## [EXERCISE OBJECTIVE]
Everything in the data should be repeated exactly, save for the images.

## [RAW DATA]
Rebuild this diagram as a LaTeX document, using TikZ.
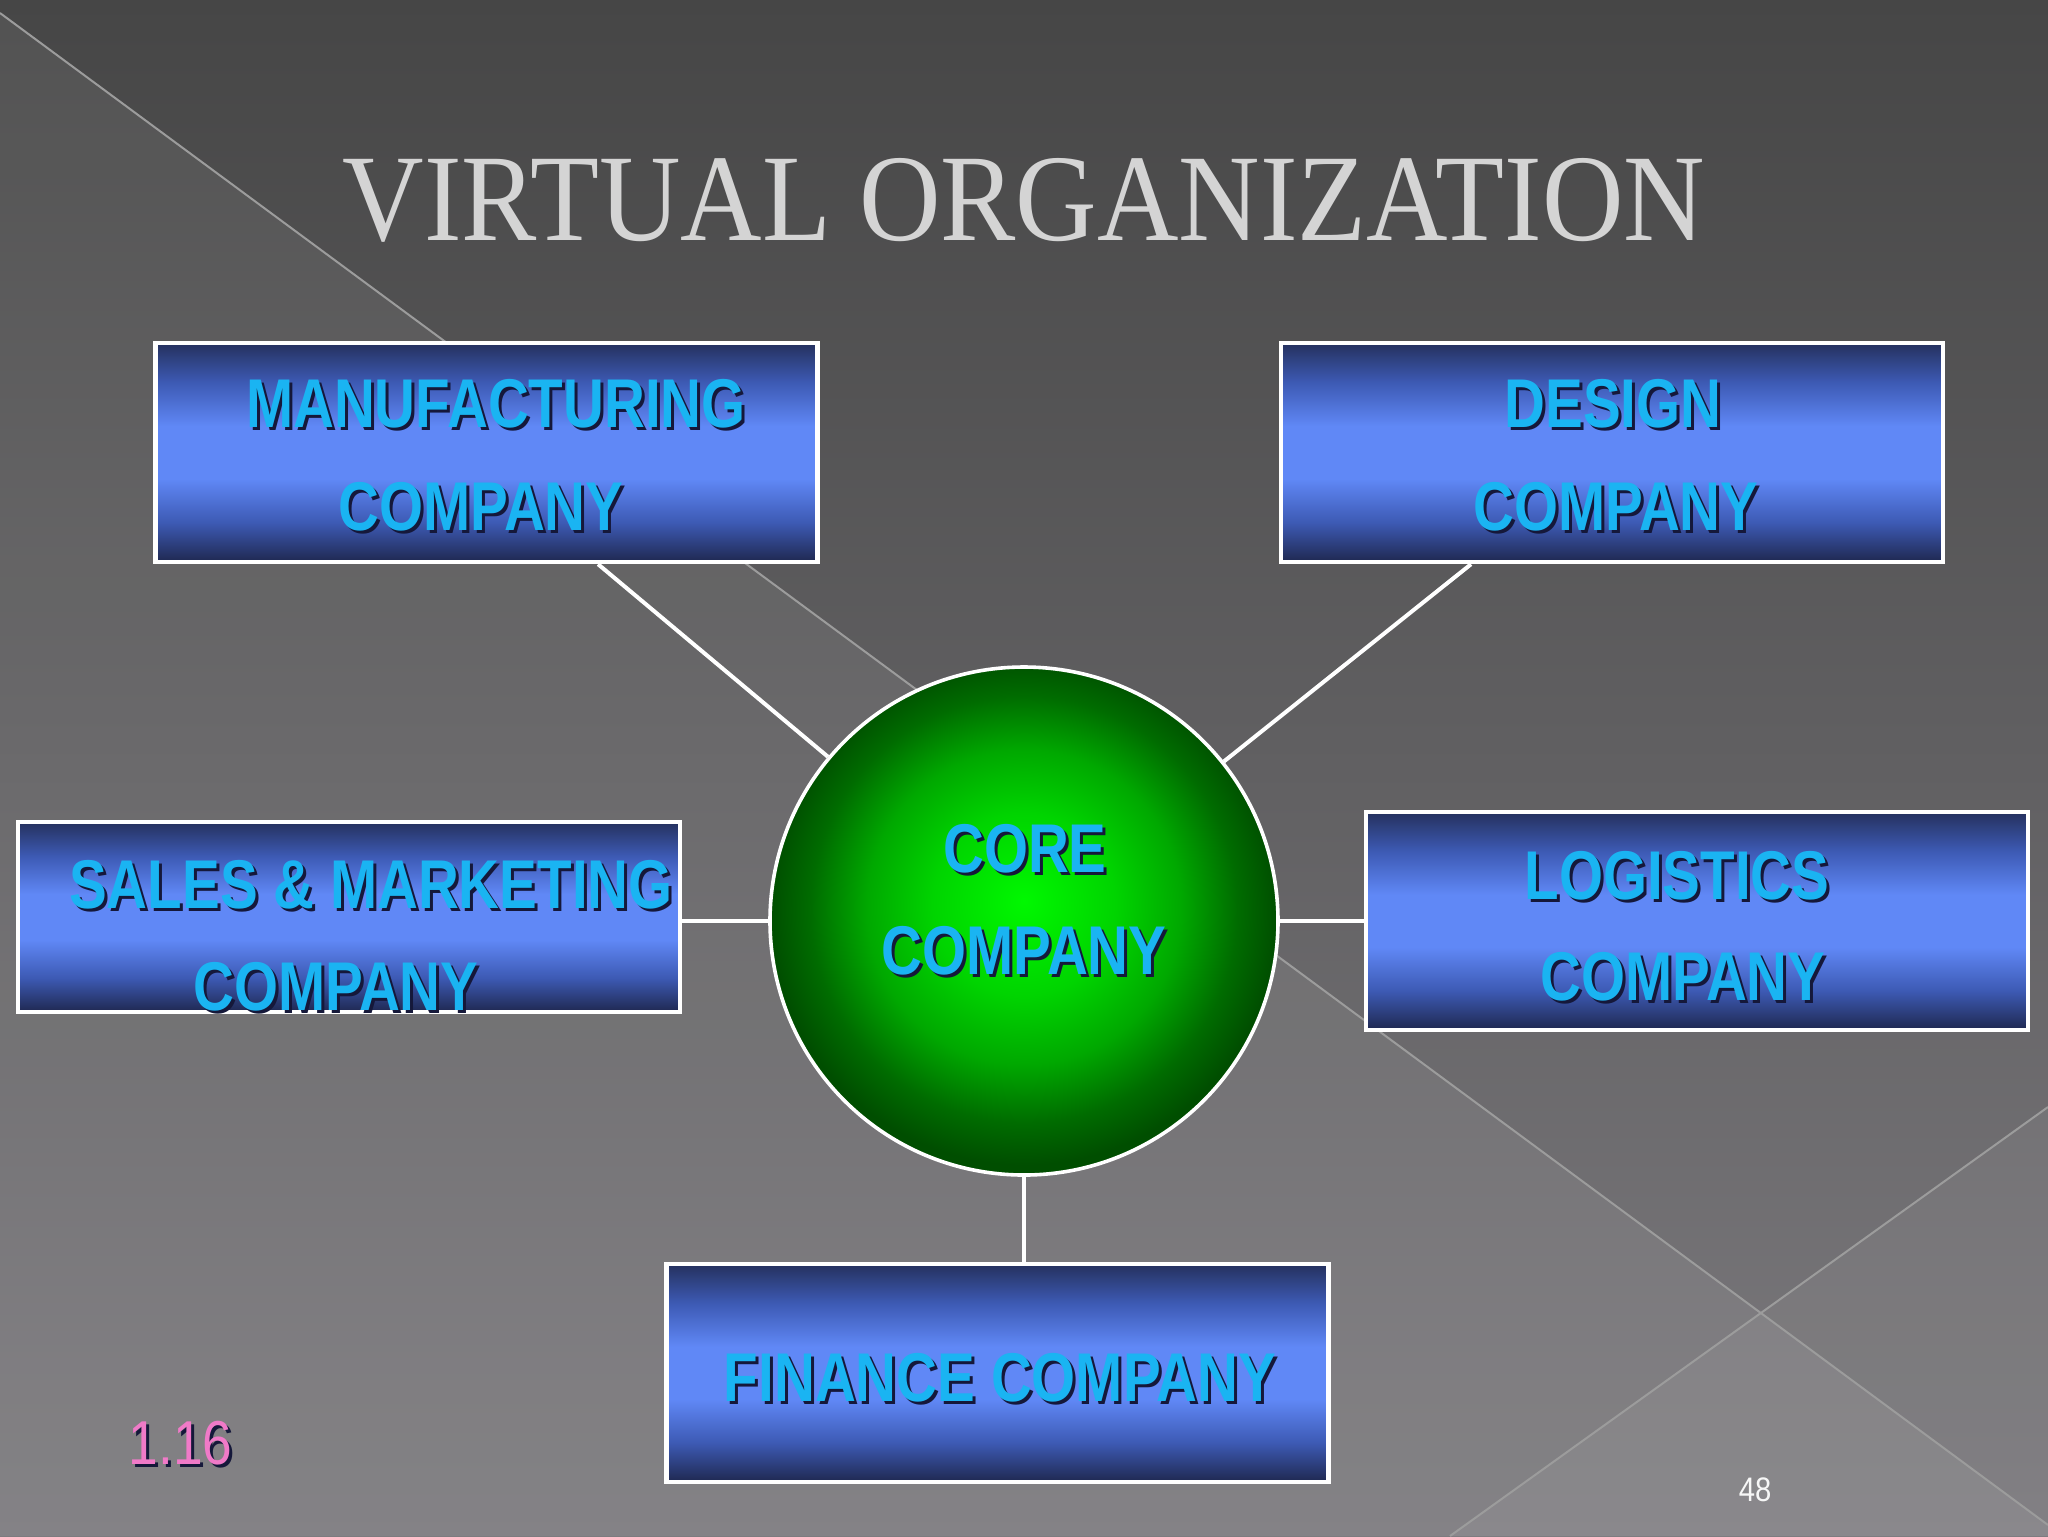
\documentclass[tikz,border=0pt]{standalone}
\usepackage{fontspec}
\setmainfont{Liberation Sans}
\newfontfamily\boxfont[FakeStretch=0.82]{Liberation Sans}
\newfontfamily\titlefont[FakeStretch=0.91]{Liberation Serif}
\newfontfamily\numfont[FakeStretch=0.86]{Liberation Sans}
\usetikzlibrary{calc}
\definecolor{bgtop}{HTML}{464646}
\definecolor{bgbot}{HTML}{7C7A7E}
\definecolor{linegray}{HTML}{9C9C9C}
\definecolor{bxdark}{HTML}{1F2850}
\definecolor{bxtop}{HTML}{25315E}
\definecolor{bxmid}{HTML}{3D5AB4}
\definecolor{bxlight}{HTML}{6088F6}
\definecolor{txtcyan}{HTML}{1AB4F2}
\definecolor{shadowc}{HTML}{15183A}
\definecolor{titlegray}{HTML}{D4D4D4}
\definecolor{pinkc}{HTML}{F07AC8}
\definecolor{g1}{HTML}{00F800}
\definecolor{g2}{HTML}{00D400}
\definecolor{g3}{HTML}{00A800}
\definecolor{g4}{HTML}{006C00}
\definecolor{g5}{HTML}{004E00}
\pgfdeclareverticalshading{boxshade}{100bp}{color(0bp)=(bxdark); color(25bp)=(bxdark); color(34bp)=(bxmid); color(44bp)=(bxlight); color(56bp)=(bxlight); color(66bp)=(bxmid); color(75bp)=(bxtop); color(100bp)=(bxtop)}
\pgfdeclareradialshading{coreshade}{\pgfpoint{0bp}{2bp}}{color(0bp)=(g1); color(9bp)=(g2); color(15.5bp)=(g3); color(21bp)=(g4); color(25bp)=(g5); color(50bp)=(g5)}
\newcommand\shad[1]{\leavevmode\rlap{\kern0.75pt\raisebox{-0.75pt}{\textcolor{shadowc}{#1}}}#1}
\begin{document}
\begin{tikzpicture}[x=0.25pt,y=-0.25pt,
  box/.style={rectangle,draw=white,line width=1.1pt,shading=boxshade,inner sep=0pt,minimum width=165.5pt},
  boxtxt/.style={anchor=base,text=txtcyan,font=\boxfont\bfseries\fontsize{17.25pt}{20pt}\selectfont,inner sep=0pt},
  link/.style={draw=white,line width=1pt}]
\useasboundingbox (0,0) rectangle (2048,1536);
% background
\fill[top color=bgtop,bottom color=bgbot] (0,0) rectangle (2048,1536);
\fill[white,opacity=0.065] (0,13) -- (2048,1525) -- (2048,1536) -- (0,1536) -- cycle;
\fill[white,opacity=0.05] (1450,1536) -- (2048,1107) -- (2048,1536) -- cycle;
\draw[linegray,line width=0.5pt] (0,13) -- (2048,1525);
\draw[linegray,line width=0.5pt] (1450,1536) -- (2048,1107);
% title
\node[anchor=base,text=titlegray,font=\titlefont\fontsize{31pt}{36pt}\selectfont,inner sep=0pt] (title) at (1024,240) {VIRTUAL ORGANIZATION};
% boxes
\node[box,minimum height=54.75pt] (mfg) at (486.5,452.5) {};
\node[box,minimum height=54.75pt] (des) at (1612,452.5) {};
\node[box,minimum height=47.5pt] (sal) at (349,917) {};
\node[box,minimum height=54.5pt] (log) at (1697,921) {};
\node[box,minimum height=54.5pt] (fin) at (997.5,1373) {};
\node[circle,draw=white,line width=0.9pt,shading=coreshade,minimum size=127pt,inner sep=0pt] (core) at (1024,921) {};
% connectors
\draw[link] ([xshift=27.9pt]mfg.south) -- (core);
\draw[link] ([xshift=-35.25pt]des.south) -- (core);
\draw[link] (sal.east |- core) -- (core);
\draw[link] (core) -- (log.west |- core);
\draw[link] (core) -- (core |- fin.north);
% texts
\node[boxtxt] (t1) at (496,427) {\shad{MANUFACTURING}};
\node[boxtxt] (t2) at (481,530) {\shad{COMPANY}};
\node[boxtxt] (t3) at (1613,427) {\shad{DESIGN}};
\node[boxtxt] (t4) at (1616,530) {\shad{COMPANY}};
\node[boxtxt] (t5) at (371,908) {\shad{SALES \& MARKETING}};
\node[boxtxt] (t6) at (336,1010) {\shad{COMPANY}};
\node[boxtxt] (t7) at (1025,872) {\shad{CORE}};
\node[boxtxt] (t8) at (1024,974) {\shad{COMPANY}};
\node[boxtxt] (t9) at (1677,899) {\shad{LOGISTICS}};
\node[boxtxt] (t10) at (1683,1000) {\shad{COMPANY}};
\node[boxtxt] (t11) at (1000,1401) {\shad{FINANCE COMPANY}};
% footer
\node[anchor=base west,text=pinkc,font=\numfont\fontsize{15.5pt}{18pt}\selectfont,inner sep=0pt] (num) at (128,1464) {\shad{1.16}};
\node[anchor=base west,text=white!94!gray,font=\numfont\fontsize{8.5pt}{10pt}\selectfont,inner sep=0pt] (pg) at (1738,1501) {48};
\end{tikzpicture}
\end{document}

## [RESULT]
Rebuild this diagram as a LaTeX document, using TikZ.
\documentclass[tikz,border=0pt]{standalone}
\usepackage{fontspec}
\setmainfont{Liberation Sans}
\newfontfamily\boxfont[FakeStretch=0.82]{Liberation Sans}
\newfontfamily\titlefont[FakeStretch=0.91]{Liberation Serif}
\newfontfamily\numfont[FakeStretch=0.86]{Liberation Sans}
\usetikzlibrary{calc}
\definecolor{bgtop}{HTML}{464646}
\definecolor{bgbot}{HTML}{7C7A7E}
\definecolor{linegray}{HTML}{9C9C9C}
\definecolor{bxdark}{HTML}{1F2850}
\definecolor{bxtop}{HTML}{25315E}
\definecolor{bxmid}{HTML}{3D5AB4}
\definecolor{bxlight}{HTML}{6088F6}
\definecolor{txtcyan}{HTML}{1AB4F2}
\definecolor{shadowc}{HTML}{15183A}
\definecolor{titlegray}{HTML}{D4D4D4}
\definecolor{pinkc}{HTML}{F07AC8}
\definecolor{g1}{HTML}{00F800}
\definecolor{g2}{HTML}{00D400}
\definecolor{g3}{HTML}{00A800}
\definecolor{g4}{HTML}{006C00}
\definecolor{g5}{HTML}{004E00}
\pgfdeclareverticalshading{boxshade}{100bp}{color(0bp)=(bxdark); color(25bp)=(bxdark); color(34bp)=(bxmid); color(44bp)=(bxlight); color(56bp)=(bxlight); color(66bp)=(bxmid); color(75bp)=(bxtop); color(100bp)=(bxtop)}
\pgfdeclareradialshading{coreshade}{\pgfpoint{0bp}{2bp}}{color(0bp)=(g1); color(9bp)=(g2); color(15.5bp)=(g3); color(21bp)=(g4); color(25bp)=(g5); color(50bp)=(g5)}
\newcommand\shad[1]{\leavevmode\rlap{\kern0.75pt\raisebox{-0.75pt}{\textcolor{shadowc}{#1}}}#1}
\begin{document}
\begin{tikzpicture}[x=0.25pt,y=-0.25pt,
  box/.style={rectangle,draw=white,line width=1.1pt,shading=boxshade,inner sep=0pt,minimum width=165.5pt},
  boxtxt/.style={anchor=base,text=txtcyan,font=\boxfont\bfseries\fontsize{17.25pt}{20pt}\selectfont,inner sep=0pt},
  link/.style={draw=white,line width=1pt}]
\useasboundingbox (0,0) rectangle (2048,1536);
% background
\fill[top color=bgtop,bottom color=bgbot] (0,0) rectangle (2048,1536);
\fill[white,opacity=0.065] (0,13) -- (2048,1525) -- (2048,1536) -- (0,1536) -- cycle;
\fill[white,opacity=0.05] (1450,1536) -- (2048,1107) -- (2048,1536) -- cycle;
\draw[linegray,line width=0.5pt] (0,13) -- (2048,1525);
\draw[linegray,line width=0.5pt] (1450,1536) -- (2048,1107);
% title
\node[anchor=base,text=titlegray,font=\titlefont\fontsize{31pt}{36pt}\selectfont,inner sep=0pt] (title) at (1024,240) {VIRTUAL ORGANIZATION};
% boxes
\node[box,minimum height=54.75pt] (mfg) at (486.5,452.5) {};
\node[box,minimum height=54.75pt] (des) at (1612,452.5) {};
\node[box,minimum height=47.5pt] (sal) at (349,917) {};
\node[box,minimum height=54.5pt] (log) at (1697,921) {};
\node[box,minimum height=54.5pt] (fin) at (997.5,1373) {};
\node[circle,draw=white,line width=0.9pt,shading=coreshade,minimum size=127pt,inner sep=0pt] (core) at (1024,921) {};
% connectors
\draw[link] ([xshift=27.9pt]mfg.south) -- (core);
\draw[link] ([xshift=-35.25pt]des.south) -- (core);
\draw[link] (sal.east |- core) -- (core);
\draw[link] (core) -- (log.west |- core);
\draw[link] (core) -- (core |- fin.north);
% texts
\node[boxtxt] (t1) at (496,427) {\shad{MANUFACTURING}};
\node[boxtxt] (t2) at (481,530) {\shad{COMPANY}};
\node[boxtxt] (t3) at (1613,427) {\shad{DESIGN}};
\node[boxtxt] (t4) at (1616,530) {\shad{COMPANY}};
\node[boxtxt] (t5) at (371,908) {\shad{SALES \& MARKETING}};
\node[boxtxt] (t6) at (336,1010) {\shad{COMPANY}};
\node[boxtxt] (t7) at (1025,872) {\shad{CORE}};
\node[boxtxt] (t8) at (1024,974) {\shad{COMPANY}};
\node[boxtxt] (t9) at (1677,899) {\shad{LOGISTICS}};
\node[boxtxt] (t10) at (1683,1000) {\shad{COMPANY}};
\node[boxtxt] (t11) at (1000,1401) {\shad{FINANCE COMPANY}};
% footer
\node[anchor=base west,text=pinkc,font=\numfont\fontsize{15.5pt}{18pt}\selectfont,inner sep=0pt] (num) at (128,1464) {\shad{1.16}};
\node[anchor=base west,text=white!94!gray,font=\numfont\fontsize{8.5pt}{10pt}\selectfont,inner sep=0pt] (pg) at (1738,1501) {48};
\end{tikzpicture}
\end{document}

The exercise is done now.